*WHAT YOU SHOULD DO*. Transcribe the material in full. Nothing should differ except that the pictures are left out.

---

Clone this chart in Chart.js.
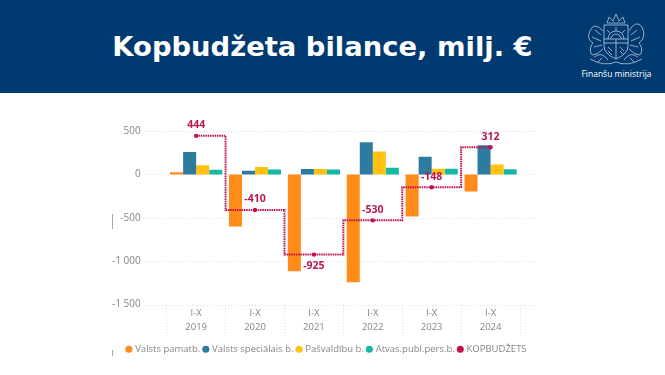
<!doctype html>
<html lang="lv">
  <head>
    <meta charset="utf-8">
    <title>Kopbudžeta bilance</title>
    <script src="https://cdn.jsdelivr.net/npm/chart.js"></script>
    <style>
      html, body { margin: 0; padding: 0; background: #fff; overflow: hidden; }
      #page { position: relative; width: 665px; height: 375px; }
      #header { position: absolute; left: 0; top: 0; width: 665px; height: 93px; background: #003a70; }
      #title { position: absolute; left: 0; width: 645px; top: 27px; text-align: center; color: #fff;
        font: bold 27.4px "DejaVu Sans", sans-serif; line-height: 40px; white-space: nowrap; }
      #logo { position: absolute; left: 584px; top: 13px; }
      #org { position: absolute; left: 560px; width: 113px; top: 68px; text-align: center; color: #fff;
        font: 8.5px "Open Sans", sans-serif; line-height: 12px; }
      #chartBox { position: absolute; left: 0; top: 93px; width: 650px; height: 282px; }
      .mark { position: absolute; left: 112px; width: 1px; background: #a8a8a8; }
    </style>
  </head>

  <body>
    <div id="page">
      <div id="header">
        <div id="title">Kopbudžeta bilance, milj. €</div>
        <svg id="logo" width="64" height="54" viewBox="0 0 64 54" fill="none" stroke="#b9c9da" stroke-width="0.8">
          <path d="M23 10 L25 4 L29 8 L32 1 L35 8 L39 4 L41 10 Z"/>
          <path d="M20 12 H44 V33 Q44 41 32 46 Q20 41 20 33 Z"/>
          <path d="M24 26 A8 8 0 0 1 40 26 M27 26 A5 5 0 0 1 37 26 M32 18 V14 M26 20 L23 17 M38 20 L41 17"/>
          <path d="M20 26 H44 M20 30 H44 M32 26 V46 M24 34 L28 38 M36 34 L40 38 M24 38 L28 42 M36 38 L40 42"/>
          <path d="M19 18 Q10 8 6 18 Q2 26 9 30 Q4 36 8 42 Q14 42 19 36 M11 17 L17 22 M8 24 L17 28 M10 34 L18 32"/>
          <path d="M45 18 Q52 6 58 14 Q63 24 55 30 Q60 36 56 42 Q50 42 45 36 M53 17 L47 22 M56 24 L47 28 M54 34 L46 32"/>
          <path d="M6 46 Q20 54 32 49 Q44 54 58 46 M10 44 Q18 38 24 47 M54 44 Q46 38 40 47 M14 49 L18 45 M50 49 L46 45"/>
        </svg>
        <div id="org">Finanšu ministrija</div>
      </div>
      <div class="mark" style="top:214px;height:15px"></div>
      <div class="mark" style="top:350px;height:6px"></div>
      <div id="chartBox"><canvas id="budgetChart" width="650" height="282"></canvas></div>
    </div>

    <script>
      const years = ['2019', '2020', '2021', '2022', '2023', '2024'];
      const period = 'I-X';
      const yTickValues = [500, 0, -500, -1000, -1500];
      const valstsPamatb = [25, -600, -1117, -1243, -485, -196];
      const valstsSpeciālais = [258, 42, 62, 370, 204, 335];
      const pašvaldību = [105, 85, 62, 265, 65, 115];
      const atvasPubl = [54, 55, 55, 75, 65, 58];
      const kopbudžets = [444, -410, -925, -530, -148, 312];

      const grey = '#858585';
      const lineCol = '#c2104f';

      // y gridlines run past the category band on both sides
      const gridPlugin = {
        id: 'wideGrid',
        beforeDatasetsDraw(chart) {
          const c = chart.ctx, y = chart.scales.y;
          c.save();
          c.strokeStyle = '#dcdcdc';
          c.lineWidth = 1;
          c.setLineDash([1, 2]);
          yTickValues.forEach(function (v) {
            const py = Math.round(y.getPixelForValue(v)) + 0.5;
            c.beginPath();
            c.moveTo(144, py);
            c.lineTo(536, py);
            c.stroke();
          });
          c.restore();
        }
      };

      // value labels for the total line, -925 sits below its point
      const labelPlugin = {
        id: 'totalLabels',
        afterDatasetsDraw(chart) {
          const pts = chart.getDatasetMeta(4).data;
          const c = chart.ctx;
          c.save();
          c.fillStyle = '#b8174f';
          c.font = 'bold 10.5px "Open Sans", sans-serif';
          c.textAlign = 'center';
          c.textBaseline = 'middle';
          pts.forEach(function (p, i) {
            const dy = kopbudžets[i] === -925 ? 11 : -10.5;
            c.fillText(String(kopbudžets[i]), p.x, p.y + dy);
          });
          c.restore();
        }
      };

      // legend is centred under the chart area by default, the reference has it further right
      const legendShift = {
        id: 'legendShift',
        afterLayout(chart) {
          chart.legend.left += 67;
          chart.legend.right += 67;
        }
      };

      function bars(label, data, color) {
        return { label: label, data: data, backgroundColor: color, borderWidth: 0, order: 2,
          pointStyle: 'circle', categoryPercentage: 0.885, barPercentage: 1 };
      }

      new Chart(document.getElementById('budgetChart'), {
        type: 'bar',
        data: {
          labels: years.map(function (y) { return [period, y]; }),
          datasets: [
            bars('Valsts pamatb.', valstsPamatb, '#ff8c1a'),
            bars('Valsts speciālais b.', valstsSpeciālais, '#2d7ca0'),
            bars('Pašvaldību b.', pašvaldību, '#ffc20e'),
            bars('Atvas.publ.pers.b.', atvasPubl, '#13b8a6'),
            {
              type: 'line', label: 'KOPBUDŽETS', data: kopbudžets, order: 1,
              stepped: 'middle', borderColor: lineCol, backgroundColor: lineCol,
              borderWidth: 2, borderDash: [1.5, 0.8], pointRadius: 2.2,
              pointStyle: 'circle', pointBackgroundColor: lineCol, pointBorderWidth: 0
            }
          ]
        },
        options: {
          responsive: false,
          animation: false,
          layout: { padding: { top: 38, right: 130, bottom: 11, left: 0 } },
          scales: {
            x: {
              offset: true,
              border: { display: false },
              grid: { drawOnChartArea: false, drawTicks: true, tickLength: 32, tickColor: '#dedede', tickBorderDash: [1, 2], tickWidth: 1, offset: true },
              ticks: { color: grey, font: { family: '"Open Sans", sans-serif', size: 9.5, lineHeight: 1.47 }, padding: -30, maxRotation: 0, autoSkip: false },
              afterFit(s) { s.height = 36; }
            },
            y: {
              min: -1500, max: 500,
              border: { display: false },
              grid: { display: false, drawTicks: false },
              afterBuildTicks(s) { s.ticks = yTickValues.map(function (v) { return { value: v }; }); },
              ticks: {
                color: grey, font: { family: '"Open Sans", sans-serif', size: 10 }, padding: 26,
                callback: function (v) { return String(v).replace(/(\d)(\d{3})$/, '$1 $2'); }
              },
              afterFit(s) { s.width = 166.7; }
            }
          },
          plugins: {
            tooltip: { enabled: false },
            legend: {
              position: 'bottom',
              labels: {
                color: grey, font: { family: '"Open Sans", sans-serif', size: 9.5 },
                usePointStyle: true, boxWidth: 3, boxHeight: 5, padding: 4,
                sort: function (a, b) { return a.datasetIndex - b.datasetIndex; }
              }
            }
          }
        },
        plugins: [gridPlugin, labelPlugin, legendShift]
      });
    </script>
  </body>
</html>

---

*SOLUTION FOR THIS EXERCISE*.
Clone this chart in Chart.js.
<!doctype html>
<html lang="lv">
  <head>
    <meta charset="utf-8">
    <title>Kopbudžeta bilance</title>
    <script src="https://cdn.jsdelivr.net/npm/chart.js"></script>
    <style>
      html, body { margin: 0; padding: 0; background: #fff; overflow: hidden; }
      #page { position: relative; width: 665px; height: 375px; }
      #header { position: absolute; left: 0; top: 0; width: 665px; height: 93px; background: #003a70; }
      #title { position: absolute; left: 0; width: 645px; top: 27px; text-align: center; color: #fff;
        font: bold 27.4px "DejaVu Sans", sans-serif; line-height: 40px; white-space: nowrap; }
      #logo { position: absolute; left: 584px; top: 13px; }
      #org { position: absolute; left: 560px; width: 113px; top: 68px; text-align: center; color: #fff;
        font: 8.5px "Open Sans", sans-serif; line-height: 12px; }
      #chartBox { position: absolute; left: 0; top: 93px; width: 650px; height: 282px; }
      .mark { position: absolute; left: 112px; width: 1px; background: #a8a8a8; }
    </style>
  </head>

  <body>
    <div id="page">
      <div id="header">
        <div id="title">Kopbudžeta bilance, milj. €</div>
        <svg id="logo" width="64" height="54" viewBox="0 0 64 54" fill="none" stroke="#b9c9da" stroke-width="0.8">
          <path d="M23 10 L25 4 L29 8 L32 1 L35 8 L39 4 L41 10 Z"/>
          <path d="M20 12 H44 V33 Q44 41 32 46 Q20 41 20 33 Z"/>
          <path d="M24 26 A8 8 0 0 1 40 26 M27 26 A5 5 0 0 1 37 26 M32 18 V14 M26 20 L23 17 M38 20 L41 17"/>
          <path d="M20 26 H44 M20 30 H44 M32 26 V46 M24 34 L28 38 M36 34 L40 38 M24 38 L28 42 M36 38 L40 42"/>
          <path d="M19 18 Q10 8 6 18 Q2 26 9 30 Q4 36 8 42 Q14 42 19 36 M11 17 L17 22 M8 24 L17 28 M10 34 L18 32"/>
          <path d="M45 18 Q52 6 58 14 Q63 24 55 30 Q60 36 56 42 Q50 42 45 36 M53 17 L47 22 M56 24 L47 28 M54 34 L46 32"/>
          <path d="M6 46 Q20 54 32 49 Q44 54 58 46 M10 44 Q18 38 24 47 M54 44 Q46 38 40 47 M14 49 L18 45 M50 49 L46 45"/>
        </svg>
        <div id="org">Finanšu ministrija</div>
      </div>
      <div class="mark" style="top:214px;height:15px"></div>
      <div class="mark" style="top:350px;height:6px"></div>
      <div id="chartBox"><canvas id="budgetChart" width="650" height="282"></canvas></div>
    </div>

    <script>
      const years = ['2019', '2020', '2021', '2022', '2023', '2024'];
      const period = 'I-X';
      const yTickValues = [500, 0, -500, -1000, -1500];
      const valstsPamatb = [25, -600, -1117, -1243, -485, -196];
      const valstsSpeciālais = [258, 42, 62, 370, 204, 335];
      const pašvaldību = [105, 85, 62, 265, 65, 115];
      const atvasPubl = [54, 55, 55, 75, 65, 58];
      const kopbudžets = [444, -410, -925, -530, -148, 312];

      const grey = '#858585';
      const lineCol = '#c2104f';

      // y gridlines run past the category band on both sides
      const gridPlugin = {
        id: 'wideGrid',
        beforeDatasetsDraw(chart) {
          const c = chart.ctx, y = chart.scales.y;
          c.save();
          c.strokeStyle = '#dcdcdc';
          c.lineWidth = 1;
          c.setLineDash([1, 2]);
          yTickValues.forEach(function (v) {
            const py = Math.round(y.getPixelForValue(v)) + 0.5;
            c.beginPath();
            c.moveTo(144, py);
            c.lineTo(536, py);
            c.stroke();
          });
          c.restore();
        }
      };

      // value labels for the total line, -925 sits below its point
      const labelPlugin = {
        id: 'totalLabels',
        afterDatasetsDraw(chart) {
          const pts = chart.getDatasetMeta(4).data;
          const c = chart.ctx;
          c.save();
          c.fillStyle = '#b8174f';
          c.font = 'bold 10.5px "Open Sans", sans-serif';
          c.textAlign = 'center';
          c.textBaseline = 'middle';
          pts.forEach(function (p, i) {
            const dy = kopbudžets[i] === -925 ? 11 : -10.5;
            c.fillText(String(kopbudžets[i]), p.x, p.y + dy);
          });
          c.restore();
        }
      };

      // legend is centred under the chart area by default, the reference has it further right
      const legendShift = {
        id: 'legendShift',
        afterLayout(chart) {
          chart.legend.left += 67;
          chart.legend.right += 67;
        }
      };

      function bars(label, data, color) {
        return { label: label, data: data, backgroundColor: color, borderWidth: 0, order: 2,
          pointStyle: 'circle', categoryPercentage: 0.885, barPercentage: 1 };
      }

      new Chart(document.getElementById('budgetChart'), {
        type: 'bar',
        data: {
          labels: years.map(function (y) { return [period, y]; }),
          datasets: [
            bars('Valsts pamatb.', valstsPamatb, '#ff8c1a'),
            bars('Valsts speciālais b.', valstsSpeciālais, '#2d7ca0'),
            bars('Pašvaldību b.', pašvaldību, '#ffc20e'),
            bars('Atvas.publ.pers.b.', atvasPubl, '#13b8a6'),
            {
              type: 'line', label: 'KOPBUDŽETS', data: kopbudžets, order: 1,
              stepped: 'middle', borderColor: lineCol, backgroundColor: lineCol,
              borderWidth: 2, borderDash: [1.5, 0.8], pointRadius: 2.2,
              pointStyle: 'circle', pointBackgroundColor: lineCol, pointBorderWidth: 0
            }
          ]
        },
        options: {
          responsive: false,
          animation: false,
          layout: { padding: { top: 38, right: 130, bottom: 11, left: 0 } },
          scales: {
            x: {
              offset: true,
              border: { display: false },
              grid: { drawOnChartArea: false, drawTicks: true, tickLength: 32, tickColor: '#dedede', tickBorderDash: [1, 2], tickWidth: 1, offset: true },
              ticks: { color: grey, font: { family: '"Open Sans", sans-serif', size: 9.5, lineHeight: 1.47 }, padding: -30, maxRotation: 0, autoSkip: false },
              afterFit(s) { s.height = 36; }
            },
            y: {
              min: -1500, max: 500,
              border: { display: false },
              grid: { display: false, drawTicks: false },
              afterBuildTicks(s) { s.ticks = yTickValues.map(function (v) { return { value: v }; }); },
              ticks: {
                color: grey, font: { family: '"Open Sans", sans-serif', size: 10 }, padding: 26,
                callback: function (v) { return String(v).replace(/(\d)(\d{3})$/, '$1 $2'); }
              },
              afterFit(s) { s.width = 166.7; }
            }
          },
          plugins: {
            tooltip: { enabled: false },
            legend: {
              position: 'bottom',
              labels: {
                color: grey, font: { family: '"Open Sans", sans-serif', size: 9.5 },
                usePointStyle: true, boxWidth: 3, boxHeight: 5, padding: 4,
                sort: function (a, b) { return a.datasetIndex - b.datasetIndex; }
              }
            }
          }
        },
        plugins: [gridPlugin, labelPlugin, legendShift]
      });
    </script>
  </body>
</html>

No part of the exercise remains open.